I'll then sell our RM servers (which still work) - or will make up a super 32 bit server.
I have no cash or funds in the central ICT budget :-)
As for backing them up I'm going to rely on the mirroring that the server will have but will look at backing up somehow.
[Edit: As a side note I'm interested in the mirroring of servers. If I bought two servers how would I have fall-over if one of them should die?]
In my experience, it does have a tendancy to crash and take the whole virtual server with it - not sure if that's anything to do with virtualisation as such or wether it just conking out on a regular basis is what it does.
As for backing them up I'm going to rely on the mirroring that the server will have but will look at backing up somehow.
I'm sure others will point out that mirroring is not a backup - delete a file on one half of the mirror and the mirroring system quickly and effciently deletes it on the other half, too. If by "mirroring" you mean RAID of some description then that's a good start, but ideally you should have some kind of diasaster recovery facility (server conks out, how do you restore it / get another to take over) and file/email/etc backup so people can restore stuff they delete by accident.
Edit: As a side note I'm interested in the mirroring of servers. If I bought two servers how would I have fall-over if one of them should die?

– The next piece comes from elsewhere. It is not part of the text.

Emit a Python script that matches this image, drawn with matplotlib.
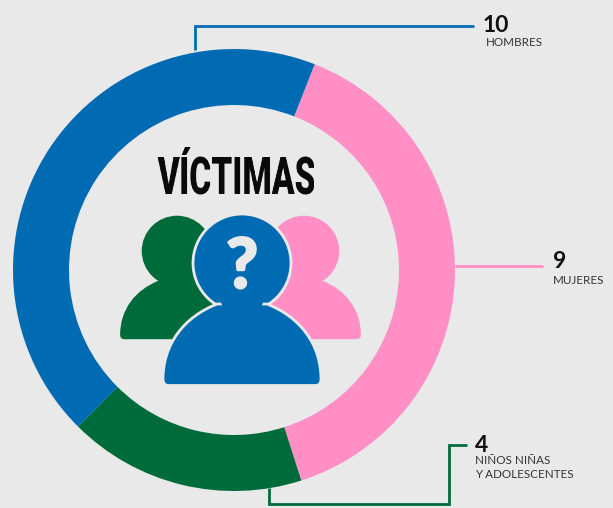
import numpy as np
import matplotlib
matplotlib.use("Agg")
import matplotlib.pyplot as plt
from matplotlib.patches import Circle, PathPatch
from matplotlib.path import Path
import matplotlib.patheffects as pe

# datos de la dona, en sentido horario desde arriba a la derecha
categorias = ["MUJERES", "NIÑOS NIÑAS\nY ADOLESCENTES", "HOMBRES"]
victimas = [9, 4, 10]
colores = ["#ff8fc5", "#006b3a", "#006bb3"]

FONDO = "#e9e9e9"
W, H = 613, 508


def py(y):
    # la imagen se mide desde arriba
    return H - y


def angostar(factor):
    # no hay fuente condensada instalada: se comprime el texto ya dibujado
    def filtro(img, dpi):
        alto, ancho = img.shape[:2]
        nuevo = max(1, int(ancho * factor))
        xs = (np.arange(nuevo) + 0.5) / factor - 0.5
        out = np.zeros((alto, nuevo, img.shape[2]), dtype=img.dtype)
        for c in range(img.shape[2]):
            for f in range(alto):
                out[f, :, c] = np.interp(xs, np.arange(ancho), img[f, :, c])
        return out, 0, 0
    return filtro


def persona(ax, cx, cy_cabeza, s, color, zorder):
    # silueta: cuerpo + cabeza, s=1 es la figura azul del frente
    fondo = py(cy_cabeza + 122.5 * s)
    hombro = py(cy_cabeza + 41 * s)
    verts = [
        (cx - 25 * s, hombro),
        (cx - 58 * s, hombro - 13 * s), (cx - 79 * s, hombro - 40 * s), (cx - 79 * s, fondo + 6 * s),
        (cx - 79 * s, fondo), (cx - 73 * s, fondo),
        (cx + 73 * s, fondo),
        (cx + 79 * s, fondo), (cx + 79 * s, fondo + 6 * s),
        (cx + 79 * s, hombro - 40 * s), (cx + 58 * s, hombro - 13 * s), (cx + 25 * s, hombro),
        (cx - 25 * s, hombro),
    ]
    codes = [Path.MOVETO, Path.CURVE4, Path.CURVE4, Path.CURVE4, Path.CURVE3, Path.CURVE3,
             Path.LINETO, Path.CURVE3, Path.CURVE3, Path.CURVE4, Path.CURVE4, Path.CURVE4,
             Path.CLOSEPOLY]
    borde = FONDO if zorder > 3 else color
    lw = 2 if zorder > 3 else 0
    ax.add_patch(Circle((cx, py(cy_cabeza)), 49 * s, fc=color, ec=borde, lw=lw, zorder=zorder))
    ax.add_patch(PathPatch(Path(verts, codes), fc=color, ec=borde, lw=lw, zorder=zorder))
    # tapa el borde entre cabeza y cuerpo
    ax.add_patch(Circle((cx, py(cy_cabeza + 33 * s)), 22 * s, fc=color, ec="none", zorder=zorder))


fig = plt.figure(figsize=(W / 100, H / 100), dpi=100, facecolor=FONDO)
ax = fig.add_axes([0, 0, 1, 1])

ax.pie(victimas, colors=colores, startangle=68.6, counterclock=False,
       center=(234, py(270)), radius=221, frame=False,
       wedgeprops=dict(width=56, linewidth=0))
ax.set_xlim(0, W)
ax.set_ylim(0, H)
ax.axis("off")

# lineas guia
azul, rosa, verde = colores[2], colores[0], colores[1]
guia = dict(lw=2.0, solid_joinstyle="miter", solid_capstyle="butt")
ax.plot([195, 195, 474], [py(50), py(26), py(26)], color=azul, **guia)
ax.plot([455, 543], [py(266), py(266)], color=rosa, **guia)
ax.plot([269, 269, 449, 449, 467], [py(488), py(503.5), py(503.5), py(445), py(445)], color=verde, **guia)

# numeros y etiquetas
num = dict(family=["Lato", "DejaVu Sans"], fontsize=16.5, fontweight="bold", color="#111111", va="center")
eti = dict(family=["Lato", "DejaVu Sans"], fontsize=8.4, color="#333333", va="center")
ax.text(483, py(25), str(victimas[2]), **num)
ax.text(486, py(43), categorias[2], **eti)
ax.text(553, py(262), str(victimas[0]), **num)
ax.text(553, py(280), categorias[0], **eti)
ax.text(475, py(445), str(victimas[1]), **num)
ax.text(475, py(460), categorias[1].split("\n")[0], **eti)
ax.text(475, py(475), categorias[1].split("\n")[1], **eti)

# centro
titulo = ax.text(157, py(193.5), "VÍCTIMAS", family=["Roboto", "Liberation Sans"],
                 fontsize=37, fontweight=900, color="#0a0a0a", ha="left", va="baseline")
titulo.set_agg_filter(angostar(0.652))

persona(ax, 177, 251, 0.72, verde, 3)
persona(ax, 304, 251, 0.72, rosa, 3)
persona(ax, 242, 263, 1.0, azul, 4)
signo = ax.text(226, py(288), "?", family=["Lato", "DejaVu Sans"], fontsize=50, fontweight=900,
                color=FONDO, ha="left", va="baseline", zorder=6)
signo.set_path_effects([pe.withStroke(linewidth=1.5, foreground=FONDO)])

fig.savefig("out.png", dpi=100, facecolor=FONDO)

My experience is with Linux servers, in which case you install DRBD to mirror harddrives between two machines (like having a RAID-1 array split over separate machines) and have the second machine take over the running of the VM should the first one stop for some reason. You can do that manually, or use Hearbeat to do automatic failover for you. Some VM systems will also transfer live, running VMs between different physical machines for you, but as a failover solution for a school this is probably overkill - a service coming back up a few minutes after a server fails while a new VM boots is generally perfectly acceptable.
In my experience, it [Sibelius] does have a tendancy to crash and take the whole virtual server with it - not sure if that's anything to do with virtualisation as such or wether it just conking out on a regular basis is what it does.
One virtual server we have runs various licensing apps, including Sibelius, and works without a flaw. That's Windows 2003 on XenServer attached to a Sun 7110 SAN.